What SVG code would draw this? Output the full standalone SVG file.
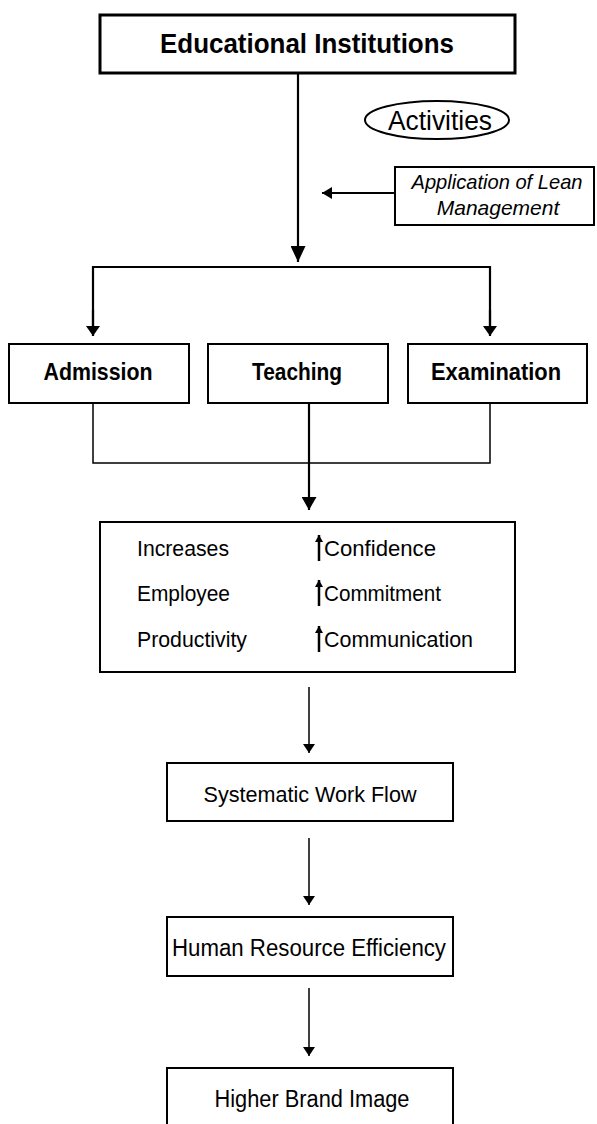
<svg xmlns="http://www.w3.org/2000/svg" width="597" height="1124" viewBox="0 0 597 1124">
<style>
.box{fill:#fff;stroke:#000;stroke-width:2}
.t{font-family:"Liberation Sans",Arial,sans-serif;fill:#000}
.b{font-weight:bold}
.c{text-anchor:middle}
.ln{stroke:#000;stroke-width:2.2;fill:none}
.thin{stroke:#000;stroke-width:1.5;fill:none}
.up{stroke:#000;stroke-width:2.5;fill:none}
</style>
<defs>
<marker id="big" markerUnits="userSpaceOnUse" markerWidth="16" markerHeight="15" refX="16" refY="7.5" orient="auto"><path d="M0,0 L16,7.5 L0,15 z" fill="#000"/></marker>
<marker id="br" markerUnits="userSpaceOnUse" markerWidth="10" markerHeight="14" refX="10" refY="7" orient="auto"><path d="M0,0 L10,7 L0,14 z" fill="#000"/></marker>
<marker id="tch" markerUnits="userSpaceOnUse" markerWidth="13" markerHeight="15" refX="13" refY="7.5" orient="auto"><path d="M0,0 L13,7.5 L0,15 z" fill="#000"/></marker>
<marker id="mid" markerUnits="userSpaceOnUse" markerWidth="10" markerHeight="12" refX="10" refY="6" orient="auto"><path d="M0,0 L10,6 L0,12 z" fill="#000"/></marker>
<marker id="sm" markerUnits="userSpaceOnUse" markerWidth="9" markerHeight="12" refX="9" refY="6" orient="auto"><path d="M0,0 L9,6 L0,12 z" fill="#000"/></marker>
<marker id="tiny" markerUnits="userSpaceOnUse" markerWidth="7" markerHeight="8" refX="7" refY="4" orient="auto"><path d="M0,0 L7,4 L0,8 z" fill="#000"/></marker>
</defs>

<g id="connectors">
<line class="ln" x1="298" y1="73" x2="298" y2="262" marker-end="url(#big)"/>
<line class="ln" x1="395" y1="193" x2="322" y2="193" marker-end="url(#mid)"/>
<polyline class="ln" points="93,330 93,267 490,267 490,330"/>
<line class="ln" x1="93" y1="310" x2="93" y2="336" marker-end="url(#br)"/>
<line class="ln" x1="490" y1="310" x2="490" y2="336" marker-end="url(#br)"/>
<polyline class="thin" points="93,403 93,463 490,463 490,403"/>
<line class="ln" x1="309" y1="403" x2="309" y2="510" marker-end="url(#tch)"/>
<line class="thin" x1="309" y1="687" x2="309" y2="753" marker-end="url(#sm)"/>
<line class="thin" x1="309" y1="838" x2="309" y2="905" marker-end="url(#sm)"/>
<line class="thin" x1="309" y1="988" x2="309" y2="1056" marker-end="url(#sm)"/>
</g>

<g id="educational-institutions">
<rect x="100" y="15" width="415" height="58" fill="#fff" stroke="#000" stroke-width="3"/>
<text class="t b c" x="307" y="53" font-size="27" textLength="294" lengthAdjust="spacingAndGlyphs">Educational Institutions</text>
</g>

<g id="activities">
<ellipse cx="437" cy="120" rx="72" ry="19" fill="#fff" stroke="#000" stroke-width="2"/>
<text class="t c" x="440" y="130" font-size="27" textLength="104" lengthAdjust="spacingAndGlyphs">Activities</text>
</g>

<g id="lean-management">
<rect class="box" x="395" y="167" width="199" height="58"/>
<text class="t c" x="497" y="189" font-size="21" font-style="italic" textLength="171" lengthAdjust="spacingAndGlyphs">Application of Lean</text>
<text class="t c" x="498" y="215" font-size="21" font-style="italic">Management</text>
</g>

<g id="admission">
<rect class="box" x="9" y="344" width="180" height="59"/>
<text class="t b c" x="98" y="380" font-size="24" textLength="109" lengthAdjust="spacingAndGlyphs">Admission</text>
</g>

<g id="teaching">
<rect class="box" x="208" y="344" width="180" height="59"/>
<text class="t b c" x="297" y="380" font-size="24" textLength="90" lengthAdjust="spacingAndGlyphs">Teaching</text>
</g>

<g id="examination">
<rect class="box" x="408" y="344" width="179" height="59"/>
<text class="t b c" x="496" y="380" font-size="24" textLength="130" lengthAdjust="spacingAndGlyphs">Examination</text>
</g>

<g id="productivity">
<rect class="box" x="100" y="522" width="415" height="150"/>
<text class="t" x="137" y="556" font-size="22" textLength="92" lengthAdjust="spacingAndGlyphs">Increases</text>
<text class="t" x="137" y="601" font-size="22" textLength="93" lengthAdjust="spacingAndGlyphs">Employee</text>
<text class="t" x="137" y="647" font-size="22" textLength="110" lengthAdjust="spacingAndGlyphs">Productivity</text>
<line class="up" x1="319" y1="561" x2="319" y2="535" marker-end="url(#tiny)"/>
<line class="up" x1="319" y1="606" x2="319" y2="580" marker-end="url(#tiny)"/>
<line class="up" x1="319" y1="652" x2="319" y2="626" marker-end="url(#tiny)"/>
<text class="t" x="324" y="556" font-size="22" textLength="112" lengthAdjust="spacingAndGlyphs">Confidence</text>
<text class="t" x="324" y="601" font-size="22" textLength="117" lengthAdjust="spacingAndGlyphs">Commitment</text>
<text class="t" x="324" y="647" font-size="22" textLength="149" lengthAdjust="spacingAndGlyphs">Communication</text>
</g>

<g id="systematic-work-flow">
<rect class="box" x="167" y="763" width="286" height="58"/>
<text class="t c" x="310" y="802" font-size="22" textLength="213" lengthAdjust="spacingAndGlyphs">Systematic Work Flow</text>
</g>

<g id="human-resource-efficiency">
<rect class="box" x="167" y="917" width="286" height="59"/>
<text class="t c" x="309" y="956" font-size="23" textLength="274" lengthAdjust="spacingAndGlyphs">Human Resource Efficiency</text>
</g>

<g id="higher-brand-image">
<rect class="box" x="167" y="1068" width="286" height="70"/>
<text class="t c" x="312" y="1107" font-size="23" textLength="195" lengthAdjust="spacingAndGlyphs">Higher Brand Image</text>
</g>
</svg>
================
** TO BE DONE **
Images should not appear in the copy; retype the listing above exactly.

** CORRECT RESPONSE **
What SVG code would draw this? Output the full standalone SVG file.
<svg xmlns="http://www.w3.org/2000/svg" width="597" height="1124" viewBox="0 0 597 1124">
<style>
.box{fill:#fff;stroke:#000;stroke-width:2}
.t{font-family:"Liberation Sans",Arial,sans-serif;fill:#000}
.b{font-weight:bold}
.c{text-anchor:middle}
.ln{stroke:#000;stroke-width:2.2;fill:none}
.thin{stroke:#000;stroke-width:1.5;fill:none}
.up{stroke:#000;stroke-width:2.5;fill:none}
</style>
<defs>
<marker id="big" markerUnits="userSpaceOnUse" markerWidth="16" markerHeight="15" refX="16" refY="7.5" orient="auto"><path d="M0,0 L16,7.5 L0,15 z" fill="#000"/></marker>
<marker id="br" markerUnits="userSpaceOnUse" markerWidth="10" markerHeight="14" refX="10" refY="7" orient="auto"><path d="M0,0 L10,7 L0,14 z" fill="#000"/></marker>
<marker id="tch" markerUnits="userSpaceOnUse" markerWidth="13" markerHeight="15" refX="13" refY="7.5" orient="auto"><path d="M0,0 L13,7.5 L0,15 z" fill="#000"/></marker>
<marker id="mid" markerUnits="userSpaceOnUse" markerWidth="10" markerHeight="12" refX="10" refY="6" orient="auto"><path d="M0,0 L10,6 L0,12 z" fill="#000"/></marker>
<marker id="sm" markerUnits="userSpaceOnUse" markerWidth="9" markerHeight="12" refX="9" refY="6" orient="auto"><path d="M0,0 L9,6 L0,12 z" fill="#000"/></marker>
<marker id="tiny" markerUnits="userSpaceOnUse" markerWidth="7" markerHeight="8" refX="7" refY="4" orient="auto"><path d="M0,0 L7,4 L0,8 z" fill="#000"/></marker>
</defs>

<g id="connectors">
<line class="ln" x1="298" y1="73" x2="298" y2="262" marker-end="url(#big)"/>
<line class="ln" x1="395" y1="193" x2="322" y2="193" marker-end="url(#mid)"/>
<polyline class="ln" points="93,330 93,267 490,267 490,330"/>
<line class="ln" x1="93" y1="310" x2="93" y2="336" marker-end="url(#br)"/>
<line class="ln" x1="490" y1="310" x2="490" y2="336" marker-end="url(#br)"/>
<polyline class="thin" points="93,403 93,463 490,463 490,403"/>
<line class="ln" x1="309" y1="403" x2="309" y2="510" marker-end="url(#tch)"/>
<line class="thin" x1="309" y1="687" x2="309" y2="753" marker-end="url(#sm)"/>
<line class="thin" x1="309" y1="838" x2="309" y2="905" marker-end="url(#sm)"/>
<line class="thin" x1="309" y1="988" x2="309" y2="1056" marker-end="url(#sm)"/>
</g>

<g id="educational-institutions">
<rect x="100" y="15" width="415" height="58" fill="#fff" stroke="#000" stroke-width="3"/>
<text class="t b c" x="307" y="53" font-size="27" textLength="294" lengthAdjust="spacingAndGlyphs">Educational Institutions</text>
</g>

<g id="activities">
<ellipse cx="437" cy="120" rx="72" ry="19" fill="#fff" stroke="#000" stroke-width="2"/>
<text class="t c" x="440" y="130" font-size="27" textLength="104" lengthAdjust="spacingAndGlyphs">Activities</text>
</g>

<g id="lean-management">
<rect class="box" x="395" y="167" width="199" height="58"/>
<text class="t c" x="497" y="189" font-size="21" font-style="italic" textLength="171" lengthAdjust="spacingAndGlyphs">Application of Lean</text>
<text class="t c" x="498" y="215" font-size="21" font-style="italic">Management</text>
</g>

<g id="admission">
<rect class="box" x="9" y="344" width="180" height="59"/>
<text class="t b c" x="98" y="380" font-size="24" textLength="109" lengthAdjust="spacingAndGlyphs">Admission</text>
</g>

<g id="teaching">
<rect class="box" x="208" y="344" width="180" height="59"/>
<text class="t b c" x="297" y="380" font-size="24" textLength="90" lengthAdjust="spacingAndGlyphs">Teaching</text>
</g>

<g id="examination">
<rect class="box" x="408" y="344" width="179" height="59"/>
<text class="t b c" x="496" y="380" font-size="24" textLength="130" lengthAdjust="spacingAndGlyphs">Examination</text>
</g>

<g id="productivity">
<rect class="box" x="100" y="522" width="415" height="150"/>
<text class="t" x="137" y="556" font-size="22" textLength="92" lengthAdjust="spacingAndGlyphs">Increases</text>
<text class="t" x="137" y="601" font-size="22" textLength="93" lengthAdjust="spacingAndGlyphs">Employee</text>
<text class="t" x="137" y="647" font-size="22" textLength="110" lengthAdjust="spacingAndGlyphs">Productivity</text>
<line class="up" x1="319" y1="561" x2="319" y2="535" marker-end="url(#tiny)"/>
<line class="up" x1="319" y1="606" x2="319" y2="580" marker-end="url(#tiny)"/>
<line class="up" x1="319" y1="652" x2="319" y2="626" marker-end="url(#tiny)"/>
<text class="t" x="324" y="556" font-size="22" textLength="112" lengthAdjust="spacingAndGlyphs">Confidence</text>
<text class="t" x="324" y="601" font-size="22" textLength="117" lengthAdjust="spacingAndGlyphs">Commitment</text>
<text class="t" x="324" y="647" font-size="22" textLength="149" lengthAdjust="spacingAndGlyphs">Communication</text>
</g>

<g id="systematic-work-flow">
<rect class="box" x="167" y="763" width="286" height="58"/>
<text class="t c" x="310" y="802" font-size="22" textLength="213" lengthAdjust="spacingAndGlyphs">Systematic Work Flow</text>
</g>

<g id="human-resource-efficiency">
<rect class="box" x="167" y="917" width="286" height="59"/>
<text class="t c" x="309" y="956" font-size="23" textLength="274" lengthAdjust="spacingAndGlyphs">Human Resource Efficiency</text>
</g>

<g id="higher-brand-image">
<rect class="box" x="167" y="1068" width="286" height="70"/>
<text class="t c" x="312" y="1107" font-size="23" textLength="195" lengthAdjust="spacingAndGlyphs">Higher Brand Image</text>
</g>
</svg>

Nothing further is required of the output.